A rotate is similar to a shift, except the bits that fall off one end are recycled and put back in the other end. Rotate instructions are useful if you want to select a certain range of bits by moving them to the bottom of the word, but you don't want to lose all the other information in the word.

C provides us with a shift operation. To shift right one uses >>, whilst to shift left, one uses &<<. The value that is to have its bits shifted is put to the left of the operator, and the number of bits to shift by is put on the right hand side of the operator. Nothing could be easier.

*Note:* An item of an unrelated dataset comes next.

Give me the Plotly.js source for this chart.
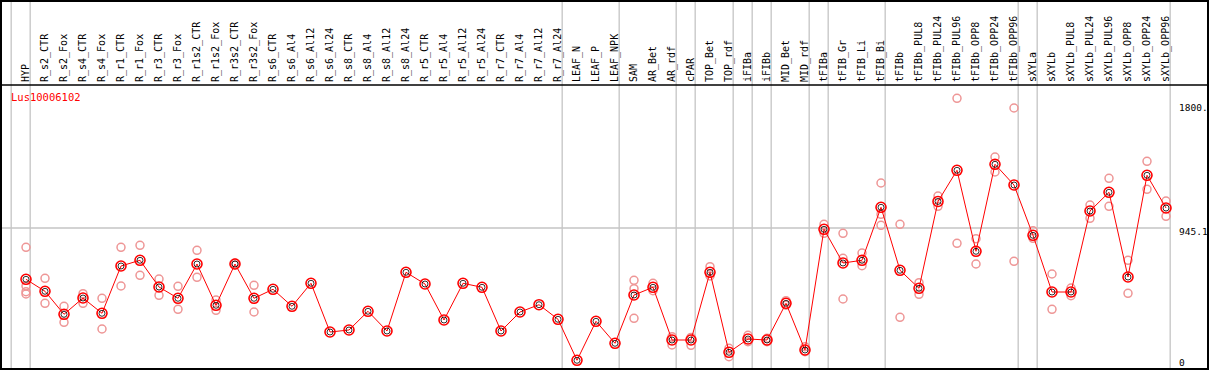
<!DOCTYPE html>
<html><head><meta charset="utf-8">
<script src="https://cdn.plot.ly/plotly-3.0.1.min.js"></script>
<style>html,body{margin:0;padding:0;background:#fff;}#chart{width:1209px;height:370px;}</style>
</head><body><div id="chart"></div>
<script>
const geneName = "Lus10006102";
const categories = ["HYP","R_s2_CTR","R_s2_Fox","R_s4_CTR","R_s4_Fox","R_r1_CTR","R_r1_Fox","R_r3_CTR","R_r3_Fox","R_r1s2_CTR","R_r1s2_Fox","R_r3s2_CTR","R_r3s2_Fox","R_s6_CTR","R_s6_Al4","R_s6_Al12","R_s6_Al24","R_s8_CTR","R_s8_Al4","R_s8_Al12","R_s8_Al24","R_r5_CTR","R_r5_Al4","R_r5_Al12","R_r5_Al24","R_r7_CTR","R_r7_Al4","R_r7_Al12","R_r7_Al24","LEAF_N","LEAF_P","LEAF_NPK","SAM","AR_Bet","AR_rdf","cPAR","TOP_Bet","TOP_rdf","iFIBa","iFIBb","MID_Bet","MID_rdf","tFIBa","tFIB_Gr","tFIB_Li","tFIB_Bi","tFIBb","tFIBb_PUL8","tFIBb_PUL24","tFIBb_PUL96","tFIBb_OPP8","tFIBb_OPP24","tFIBb_OPP96","sXYLa","sXYLb","sXYLb_PUL8","sXYLb_PUL24","sXYLb_PUL96","sXYLb_OPP8","sXYLb_OPP24","sXYLb_OPP96"];
const means = [586,502,341,455,348,679,719,532,453,693,404,693,453,516,397,558,217,231,362,224,635,553,301,558,530,224,357,408,306,19,292,138,476,530,161,161,635,75,168,161,418,91,936,700,719,1090,649,523,1131,1349,782,1391,1246,894,497,497,1064,1195,602,1314,1085];
const rep1 = [810,593,397,485,453,810,824,588,537,789,441,700,544,null,null,null,null,null,null,null,null,null,null,null,null,null,null,null,null,null,null,null,579,558,184,179,674,103,194,173,436,114,971,908,770,1260,971,562,1169,1853,870,1442,1785,926,623,525,1106,1293,719,1412,1134];
const rep2 = [539,418,285,418,238,539,614,474,376,600,369,686,357,null,null,null,null,null,null,null,null,null,null,null,null,null,null,null,null,null,null,null,520,506,126,124,609,44,149,149,405,79,908,733,681,1041,320,481,1097,838,693,1337,712,873,376,471,1013,1097,488,1216,1027];
const rep3 = [499,null,null,null,null,null,null,null,null,null,null,null,null,null,null,null,null,null,null,null,null,null,null,null,null,null,null,null,null,null,null,null,313,null,null,null,null,null,null,null,null,null,null,448,null,964,null,null,null,null,null,null,null,null,null,null,null,null,null,null,null];
const rep4 = [483,null,null,null,null,null,null,null,null,null,null,null,null,null,null,null,null,null,null,null,null,null,null,null,null,null,null,null,null,null,null,null,null,null,null,null,null,null,null,null,null,null,null,null,null,null,null,null,null,null,null,null,null,null,null,null,null,null,null,null,null];
const groupEnds = ["HYP","R_r7_Al24","LEAF_NPK","AR_rdf","cPAR","TOP_rdf","iFIBa","iFIBb","MID_rdf","tFIBa","tFIB_Bi","tFIBb_OPP96","sXYLa","sXYLb_OPP96"];
const refLine = 945.1;
const yTickValues = [0, 945.1, 1800];
const yTickLabels = ["0", "945.1", "1800."];

const repX = [], repY = [];
[rep1,rep2,rep3,rep4].forEach(r => r.forEach((v,i) => { if (v !== null) { repX.push(categories[i]); repY.push(v); } }));

const traces = [
  {x: categories, y: means, type:'scatter', mode:'none', hoverinfo:'skip', showlegend:false},
  {x: repX, y: repY, type:'scatter', mode:'markers', hoverinfo:'skip',
   marker:{symbol:'circle-open', size:8, color:'rgb(238,150,150)', line:{width:1.5, color:'rgb(238,150,150)'}}},
  {x: categories, y: means, type:'scatter', mode:'lines', hoverinfo:'skip',
   line:{color:'#ff0000', width:1}},
  {x: categories, y: means, type:'scatter', mode:'markers', hoverinfo:'skip',
   marker:{symbol:'circle-open', size:10, color:'#ff0000', line:{width:1.6, color:'#ff0000'}}},
  {x: categories, y: means, type:'scatter', mode:'markers', hoverinfo:'skip',
   marker:{symbol:'circle-open', size:6, color:'#000000', line:{width:0.8, color:'#3a0000'}}}
];

const W = 1209, H = 370, T = 85;
const plotH = H - T;
const xLo = -26/19, xHi = (W-26)/19;
const pxToPaperY = py => (H - py) / plotH;
const shapes = [];
const sepIdx = [-1].concat(groupEnds.map(n => categories.indexOf(n)));
sepIdx.forEach(i => shapes.push({type:'line', xref:'x', yref:'paper', x0:i+0.22, x1:i+0.22, y0:0, y1:pxToPaperY(0), line:{color:'#c4c4c4', width:1.3}, layer:'below'}));
shapes.push({type:'line', xref:'x', yref:'y', x0:xLo, x1:categories.length-1+0.22, y0:refLine, y1:refLine, line:{color:'#c4c4c4', width:1.3}, layer:'below'});
shapes.push({type:'line', xref:'paper', yref:'paper', x0:0, x1:1, y0:1, y1:1, line:{color:'#000', width:1.6}});
shapes.push({type:'rect', xref:'paper', yref:'paper', x0:1/W, x1:(W-1)/W, y0:pxToPaperY(369), y1:pxToPaperY(1), line:{color:'#000', width:2}, fillcolor:'rgba(0,0,0,0)'});

const annotations = [
  {xref:'paper', yref:'paper', x:9/W, y:pxToPaperY(97), xanchor:'left', yanchor:'middle', text:geneName, showarrow:false, font:{family:'DejaVu Sans Mono', size:10.5, color:'#ff0000'}}
];
const labelShift = [1, -4, -2];
yTickValues.forEach((v,k) => annotations.push({xref:'paper', yref:'y', x:1177/W, y:v, yshift:labelShift[k], xanchor:'left', yanchor:'middle', text:yTickLabels[k], showarrow:false, font:{family:'DejaVu Sans Mono', size:9.5, color:'#000'}}));

const layout = {
  width:W, height:H, margin:{l:0, r:0, t:T, b:0, pad:0},
  paper_bgcolor:'#fff', plot_bgcolor:'#fff', showlegend:false,
  xaxis:{type:'category', categoryorder:'array', categoryarray:categories, range:[xLo, xHi], side:'top', tickangle:-90, showgrid:false, zeroline:false, showline:false, ticks:'', ticklabelstandoff:2,
         tickfont:{family:'DejaVu Sans Mono', size:10, color:'#000'}, fixedrange:true, automargin:false},
  yaxis:{range:[-(H-363)*7, (363-T)*7], showgrid:false, zeroline:false, showline:false, showticklabels:false, ticks:'', fixedrange:true},
  shapes:shapes, annotations:annotations
};
Plotly.newPlot('chart', traces, layout, {staticPlot:true, displayModeBar:false});
</script></body></html>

Rotating bits is slightly more complicated. To accomplish this we make use of a 32 bit integer. Essentially, the extra 16 bits of the 32 bit integer are used to store the extra bits that we now do not want to lose after shifting. Basically, we do the shift as normal, but store the result in the 32 bit integer. This tells C we want all 32 bits of the result of the shift. The final part of the procedure is to put the bits that now overhang the original 16 bits of space, back in the other end of the 16 bit word, as though they had been rotated out one end of the 16 bit word and back in the other end.

This calculation is done using modulo arithmetic, which we have described previously. By taking the quotient and remainder of a 32 bit integer after division by 65536 = 2^16, we can get access to the upper and lower 16 bits of the 32 bit integer. So basically, we perform a shift (taking into account the fact that a rotate by a multiple of 16 bits does nothing), split the resulting 32 bit integer into two 16 bit words, and add them together. It should be easy to tell from the code itself how all this works.

We make note of one final trick. Instead of shifting right when performing a rotate right, we shift left instead. This is because we do not want to lose the information we are interested in out the bottom end of our 32 bit integer. So, essentially, we shift left by `16-n` bits, where `n` is the number of bits we wanted to shift right by. This has the same effect, when we add the two 16 bit words together, as if we had shifted right into an additional 16 bits of space and added.

Sometimes we wish to set or clear the various flags. The instructions for doing this, and their implementations are very straightforward and should be self explanatory.